Le Red Star Line Museum à Anvers propose une reconstitution de l’histoire des migrations humaines de l’Europe vers les États-Unis à la fin du XIXe et au XXe siècle. Des histoires d’hommes et de femmes ayant fui la guerre, la misère ou voulant rejoindre une famille. Autant de raisons qui résonnent avec celles des migrants qui affluent vers l’Europe aujourd’hui. Un voyage dans le temps, sur les traces des migrants, pour mieux comprendre le présent.
L’histoire nous apprend que l’homme a depuis tout temps traversé les continents à la recherche d’un lieu prospère. Le Red Star Line Museum, le musée de l’ancienne compagnie maritime à Anvers, reprend l’un des épisodes historiques de la migration humaine. À la fin du XIXe jusqu’au XXe siècle, des millions d’Européens quittent le vieux continent vers un avenir meilleur, dans le Nouveau Monde. C’est ce que l’histoire appelle communément le «rêve américain». «L’un des objectifs de la création du Red Star Line Museum consiste à comprendre l’histoire des migrants d’autrefois et des migrations humaines au sens large afin de poser une réflexion sur le contexte des migrations d’aujourd’hui», nous confie Bram Beelaert, historien et curateur du musée.
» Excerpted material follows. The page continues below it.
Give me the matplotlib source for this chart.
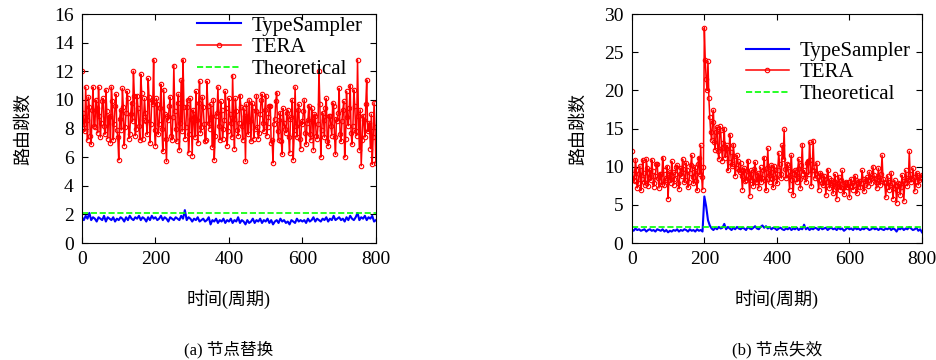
import numpy as np
import matplotlib
matplotlib.use('Agg')
import matplotlib.pyplot as plt

plt.rcParams['font.family'] = ['Liberation Serif', 'Noto Sans CJK SC']

# cycles, sampled every 5; TERA has extra samples halfway between
cycles = np.arange(0, 801, 5)
cycles_half = np.arange(2.5, 800, 5)

# (a) node replacement
tera_a = [12.0, 8.3, 10.9, 7.2, 9.5, 6.9, 10.9, 8.1, 9.4, 10.9,
          7.4, 9.9, 8.2, 10.7, 7.3, 8.9, 10.9, 7.2, 9.6, 7.9,
          5.8, 9.3, 10.8, 6.8, 9.1, 10.1, 7.6, 9.8, 12.0, 7.5,
          10.3, 8.2, 11.8, 7.3, 10.1, 8.5, 11.5, 7.0, 10.0, 12.8,
          6.8, 9.7, 8.3, 11.1, 6.4, 9.0, 5.7, 8.6, 10.2, 7.2,
          12.4, 8.0, 9.8, 6.5, 11.4, 12.8, 7.3, 9.5, 6.3, 10.1,
          6.1, 8.8, 10.6, 7.0, 11.3, 8.1, 9.5, 7.1, 11.3, 8.4,
          9.7, 6.7, 5.8, 8.9, 10.9, 7.2, 9.3, 8.0, 10.6, 6.8,
          10.1, 8.4, 11.7, 6.6, 9.2, 7.5, 10.3, 8.2, 9.4, 5.7,
          8.8, 10.0, 7.1, 9.5, 8.0, 10.3, 7.3, 9.0, 10.4, 7.8,
          10.3, 8.1, 9.6, 7.0, 5.6, 8.7, 10.5, 7.2, 9.1, 6.2,
          8.4, 7.7, 9.3, 6.3, 8.8, 5.8, 10.9, 7.4, 9.7, 6.6,
          8.3, 10.0, 6.9, 8.6, 7.6, 9.4, 6.5, 8.9, 7.3, 12.0,
          6.0, 9.1, 7.4, 10.1, 6.8, 8.9, 7.5, 9.6, 6.2, 8.5,
          10.8, 7.1, 9.3, 6.0, 10.6, 8.2, 11.0, 6.9, 10.7, 7.8,
          12.8, 6.5, 5.4, 8.9, 7.4, 11.4, 8.0, 6.6, 5.5, 9.8,
          5.6]
tera_a_half = [9.1, 7.8, 8.6, 10.2, 7.5, 9.3, 8.2, 10.0, 7.7, 8.9,
               8.4, 10.1, 7.6, 9.2, 8.8, 7.0, 9.9, 8.3, 10.4, 7.4,
               8.7, 7.9, 9.5, 8.1, 10.6, 7.3, 9.0, 8.5, 10.3, 8.0,
               9.4, 7.2, 10.5, 8.6, 9.1, 7.6, 10.2, 8.3, 9.7, 7.9,
               10.1, 7.6, 9.4, 8.0, 10.7, 7.3, 8.9, 9.6, 7.5, 8.8,
               9.2, 7.1, 10.4, 8.4, 7.8, 9.5, 8.1, 10.0, 7.6, 8.7,
               9.3, 7.4, 8.6, 9.8, 7.7, 10.2, 8.3, 7.2, 9.6, 8.0,
               8.8, 10.0, 7.5, 9.1, 8.2, 9.9, 7.3, 8.6, 9.4, 7.8,
               9.0, 7.4, 8.7, 10.1, 7.9, 8.4, 9.5, 7.2, 8.9, 9.7,
               7.6, 8.5, 9.8, 7.3, 9.2, 8.1, 7.7, 10.0, 8.4, 9.3,
               7.5, 8.8, 9.6, 7.2, 8.3, 9.9, 7.8, 8.6, 7.1, 9.4,
               8.0, 9.1, 7.4, 8.7, 10.0, 7.6, 8.2, 9.3, 7.3, 8.5,
               9.2, 7.7, 8.4, 9.6, 7.2, 8.8, 9.0, 7.5, 8.3, 9.7,
               7.9, 8.6, 9.4, 7.1, 8.9, 8.2, 9.8, 7.4, 8.7, 9.1,
               7.6, 8.5, 9.9, 7.3, 8.8, 9.4, 7.7, 8.2, 9.6, 7.5,
               8.9, 9.3, 7.2, 8.6, 9.7, 7.8, 8.4, 9.0, 7.4, 8.1]
ts_a = [1.8, 1.6, 1.9, 1.7, 2.1, 1.6, 1.8, 1.7, 1.5, 1.8,
        1.7, 1.6, 1.9, 1.5, 1.8, 1.7, 1.6, 1.8, 1.5, 1.7,
        1.6, 1.8, 1.7, 1.5, 1.8, 1.6, 1.9, 1.7, 1.6, 1.8,
        1.7, 1.9, 1.6, 1.8, 1.7, 1.5, 1.8, 1.6, 1.9, 1.7,
        1.8, 1.6, 1.7, 1.9, 1.6, 1.8, 1.7, 1.5, 1.8, 1.7,
        1.6, 1.8, 1.7, 1.6, 1.9, 1.7, 2.3, 1.6, 1.8, 1.7,
        1.5, 1.7, 1.6, 1.8, 1.5, 1.6, 1.7, 1.5, 1.6, 1.8,
        1.3, 1.6, 1.5, 1.7, 1.4, 1.6, 1.5, 1.7, 1.4, 1.6,
        1.5, 1.7, 1.4, 1.6, 1.5, 1.8, 1.4, 1.6, 1.5, 1.3,
        1.6, 1.4, 1.5, 1.7, 1.4, 1.6, 1.5, 1.7, 1.4, 1.6,
        1.5, 1.7, 1.4, 1.6, 1.3, 1.5, 1.6, 1.4, 1.7, 1.5,
        1.6, 1.4, 1.5, 1.3, 1.6, 1.5, 1.4, 1.7, 1.5, 1.6,
        1.5, 1.6, 1.4, 1.7, 1.5, 1.6, 1.8, 1.5, 1.7, 1.6,
        1.5, 1.7, 1.6, 1.8, 1.5, 1.7, 1.6, 1.9, 1.6, 1.7,
        1.8, 1.6, 1.7, 1.5, 1.8, 1.6, 1.9, 1.7, 1.6, 1.8,
        2.1, 1.6, 1.8, 1.7, 1.9, 1.6, 1.8, 1.7, 1.9, 1.5,
        1.6]
theo_a = 2.1

# (b) node failure
tera_b = [12.0, 8.3, 10.9, 7.2, 9.0, 6.9, 10.9, 8.0, 11.0, 7.5,
          9.5, 10.9, 7.4, 8.8, 10.4, 7.2, 9.0, 11.2, 7.6, 8.5,
          5.8, 9.3, 10.7, 7.6, 9.1, 10.2, 7.1, 9.8, 11.0, 8.0,
          10.5, 7.3, 9.2, 11.5, 7.8, 10.0, 6.9, 11.2, 12.8, 7.0,
          28.2, 21.5, 23.8, 16.5, 13.5, 17.4, 12.2, 15.2, 11.0, 14.8,
          10.8, 15.0, 12.3, 9.5, 14.2, 10.3, 12.9, 8.8, 11.5, 9.6,
          10.5, 7.0, 9.8, 8.2, 10.8, 6.2, 9.5, 7.5, 10.6, 8.0,
          7.2, 9.9, 8.5, 11.2, 6.9, 12.4, 8.0, 10.2, 7.3, 9.5,
          7.8, 11.8, 9.0, 12.8, 14.9, 8.5, 10.2, 7.0, 11.5, 6.3,
          9.6, 8.0, 11.0, 7.2, 12.9, 9.5, 8.0, 10.8, 13.2, 7.5,
          13.4, 8.5, 10.5, 7.0, 9.2, 7.8, 8.8, 6.3, 9.6, 7.2,
          8.2, 6.5, 9.0, 5.8, 8.7, 7.0, 9.5, 6.4, 8.0, 7.3,
          6.0, 8.4, 7.0, 8.8, 6.5, 8.0, 7.3, 9.5, 6.8, 8.2,
          7.5, 9.3, 7.8, 10.0, 8.5, 7.2, 9.8, 7.6, 11.5, 8.0,
          6.0, 8.8, 7.0, 9.2, 5.8, 8.2, 5.3, 7.8, 6.3, 8.9,
          5.5, 9.5, 7.5, 12.0, 8.0, 9.8, 6.8, 9.2, 7.6, 8.5,
          8.9]
tera_b_half = [9.0, 8.1, 9.6, 7.8, 10.1, 8.4, 9.2, 7.6, 9.8, 8.7,
               8.2, 9.4, 7.9, 10.3, 8.5, 9.1, 7.7, 9.6, 8.3, 10.0,
               8.6, 7.9, 9.3, 8.4, 10.0, 7.8, 9.1, 8.8, 9.7, 8.2,
               9.5, 8.0, 10.2, 8.7, 9.3, 8.1, 10.4, 9.0, 8.6, 9.9,
               24.0, 20.0, 19.0, 14.5, 15.8, 13.2, 14.6, 12.0, 15.3, 12.4,
               13.1, 11.2, 12.8, 10.6, 11.9, 10.1, 11.4, 9.8, 10.7, 9.3,
               8.8, 9.6, 8.1, 9.4, 8.5, 9.0, 8.3, 9.7, 8.0, 9.2,
               8.6, 8.0, 9.5, 8.3, 9.8, 8.9, 9.3, 8.4, 10.1, 8.7,
               9.6, 10.4, 8.5, 11.0, 9.7, 10.3, 8.8, 9.4, 8.2, 9.0,
               8.9, 9.7, 8.4, 10.2, 9.1, 8.6, 10.5, 9.0, 10.9, 9.6,
               10.0, 9.2, 8.6, 8.3, 8.9, 7.6, 8.4, 8.0, 8.5, 7.9,
               7.6, 8.1, 7.3, 7.9, 7.5, 8.2, 7.2, 7.8, 7.4, 8.0,
               7.5, 7.9, 7.6, 8.3, 7.4, 8.1, 7.8, 8.4, 7.6, 8.6,
               8.2, 8.7, 8.5, 8.9, 8.0, 8.6, 8.3, 9.1, 8.4, 7.8,
               7.4, 8.0, 7.6, 7.9, 7.2, 7.5, 7.0, 7.7, 7.3, 8.1,
               7.8, 8.5, 8.2, 9.0, 8.4, 8.7, 8.1, 8.9, 8.3, 8.6]
ts_b = [1.8, 1.6, 1.9, 1.7, 1.8, 1.6, 1.7, 1.8, 1.5, 1.7,
        1.8, 1.6, 1.7, 1.5, 1.8, 1.7, 1.6, 1.8, 1.5, 1.7,
        1.4, 1.6, 1.5, 1.7, 1.6, 1.8, 1.5, 1.7, 1.6, 1.8,
        1.7, 1.5, 1.8, 1.6, 1.7, 1.5, 1.8, 1.6, 1.7, 1.5,
        6.1, 4.8, 3.0, 2.3, 1.9, 1.7, 2.0, 1.8, 2.1, 1.9,
        2.0, 2.5, 1.8, 2.1, 1.9, 1.7, 2.0, 1.8, 2.1, 1.9,
        1.8, 2.0, 1.9, 1.7, 2.1, 1.9, 1.8, 2.0, 2.2, 1.9,
        1.8, 2.1, 2.3, 2.0, 2.2, 1.9, 2.1, 1.8, 2.0, 1.9,
        1.7, 1.9, 2.0, 1.8, 1.7, 1.9, 1.8, 2.0, 1.7, 1.9,
        1.8, 2.0, 1.7, 1.9, 1.8, 2.4, 1.8, 2.0, 1.7, 1.9,
        1.8, 2.0, 1.9, 1.7, 2.1, 1.8, 1.9, 2.0, 1.7, 1.9,
        2.0, 1.8, 1.9, 1.7, 2.0, 1.8, 1.9, 1.6, 1.8, 2.0,
        1.8, 1.9, 1.7, 2.0, 1.8, 1.9, 1.7, 1.9, 1.8, 2.0,
        1.9, 1.7, 1.8, 2.0, 1.8, 1.9, 1.7, 1.9, 1.8, 1.7,
        1.9, 1.8, 2.0, 1.7, 1.9, 1.8, 1.5, 1.9, 1.8, 2.0,
        1.7, 1.9, 1.8, 2.1, 1.9, 1.7, 1.8, 2.0, 1.6, 1.8,
        1.4]
theo_b = 2.1


def merge(full, half):
    x = np.concatenate([cycles, cycles_half])
    y = np.concatenate([full, half])
    order = np.argsort(x)
    return x[order], y[order]


fig = plt.figure(figsize=(9.36, 3.6), dpi=100)
ax1 = fig.add_axes([0.0876, 0.325, 0.314, 0.636])
ax2 = fig.add_axes([0.675, 0.325, 0.310, 0.636])

panels = [
    (ax1, tera_a, tera_a_half, ts_a, theo_a, 16, [0, 2, 4, 6, 8, 10, 12, 14, 16],
     '(a) 节点替换', (0.343, 1.055), 16),
    (ax2, tera_b, tera_b_half, ts_b, theo_b, 30, [0, 5, 10, 15, 20, 25, 30],
     '(b) 节点失效', (0.342, 0.945), 12),
]

for ax, tera, tera_h, ts, theo, ymax, yt, cap, anchor, ypad in panels:
    tx, ty = merge(tera, tera_h)
    ax.plot(cycles, ts, color='#0000ff', lw=1.5, label='TypeSampler')
    ax.plot(tx, ty, color='#ff0000', lw=1.1, marker='o', ms=3.2,
            mfc='none', mew=0.8, label='TERA')
    ax.plot([0, 800], [theo, theo], color='#00ff00', ls='--', lw=1.2,
            label='Theoretical')
    ax.set_xlim(0, 800)
    ax.set_ylim(0, ymax)
    ax.set_xticks([0, 200, 400, 600, 800])
    ax.set_yticks(yt)
    ax.tick_params(direction='in', top=True, right=True, labelsize=14, length=4, pad=6)
    ax.set_xlabel('时间(周期)', fontsize=13, labelpad=15)
    ax.set_ylabel('路由跳数', fontsize=13, labelpad=ypad)
    ax.legend(loc='upper left', bbox_to_anchor=anchor, frameon=False,
              fontsize=15, handlelength=2.1, borderpad=0.2, labelspacing=0.1,
              handletextpad=0.5)
    ax.text(0.5, -0.467, cap, transform=ax.transAxes, ha='center', va='center', fontsize=12)

plt.savefig('out.png', dpi=100)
Dans la peau d’un migrant européen… au XIXe siècle
Nous sommes à la fin du XIXe siècle. La Red Star Line, filiale d’une compagnie maritime belgo-américaine est alors créée afin de transporter des marchandises et des passagers de l’Europe vers les États-Unis. La majorité d’entre eux sont des passagers de troisième classe qui doivent subir un examen médical strict et administratif dans les hangars de la compagnie. Durant 60 ans, ce lieu emblématique servant de transit vers les États-Unis fait passer 2 millions d’Européens, principalement d’Allemagne et d’Europe de l’Est. En 1934, c’est la chute des activités de la Red Star Line telle qu’elle est connue.
Depuis septembre 2013, les hangars de la Red Star Line se sont transformés en musée. Les récits, les témoignages audio, les photos, les listes de noms et lettres jaunies font office de supports pour marcher sur les traces des émigrants. De la traversée de l’Europe en train à l’arrivée à Ellis Island, une petite île à quelques kilomètres de New York, l’immersion est totale. Une fois le candidat à l’exil autorisé à quitter Anvers, il peut embarquer sur le paquebot où une traversée de deux semaines l’attend en soute. Le voyage est aussi rude pour les passagers de troisième classe qu’il est confortable pour les voyageurs de la classe aisée de l’époque. Les inégalités sociales ne sont de fait pas épargnées à bord.
Autant de visages que d’histoires
Les récits des migrants constituent le pivot du musée. «Nous avons repris des histoires et témoignages de personnes ayant migré et représentatives par chapitre de l’histoire de l’homme», précise Bram Beelaert. Parmi les passagers, on retrouve des noms connus comme Albert Einstein qui fuit définitivement l’Europe en 1933 à l’arrivée d’Hitler au pouvoir ou encore le compositeur juif russe Irving Berlin, Israel Isidore Balin de son vrai nom, qui fut l’un des plus grands compositeurs du XXe siècle aux États-Unis avec son célèbre White Christmas. Mais il y a aussi des témoignages de femmes et d’hommes qui racontent tantôt une fin de migration heureuse tantôt un triste destin. Et là encore, le visiteur peut s’identifier en retrouvant des similitudes avec l’histoire d’un proche ou sa propre histoire, car les raisons qui poussent les personnes à partir sont innombrables.
Du passé à aujourd’hui
Penser aux émigrants et immigrés du passé, apprendre leur histoire et comprendre ce qu’ils ont traversé nous amène à penser aux émigrants et immigrés d’aujourd’hui. Leurs visages ne sont pas connus, leurs histoires ne sont pas encore écrites sur papier. Parmi ces enfants, on ne connaît pas encore les futurs Albert Einstein ou les Irving Berlin. Peut-être n’auront-ils jamais l’occasion de le devenir devant les portes fermées de l’Europe. Le «rêve européen» n’est pas, n’est plus. Mais il est une autre chose que l’histoire nous enseigne, selon Bram Beelaert: «La migration humaine existe depuis tout temps et existera toujours. C’est un fait qu’on ne peut nier et qu’il faut accepter.» Outre les arguments économiques ou démographiques, le Red Star Line Museum souligne la nécessité de se tourner vers des arguments objectifs et historiques afin de se centrer sur l’enjeu humain avant tout.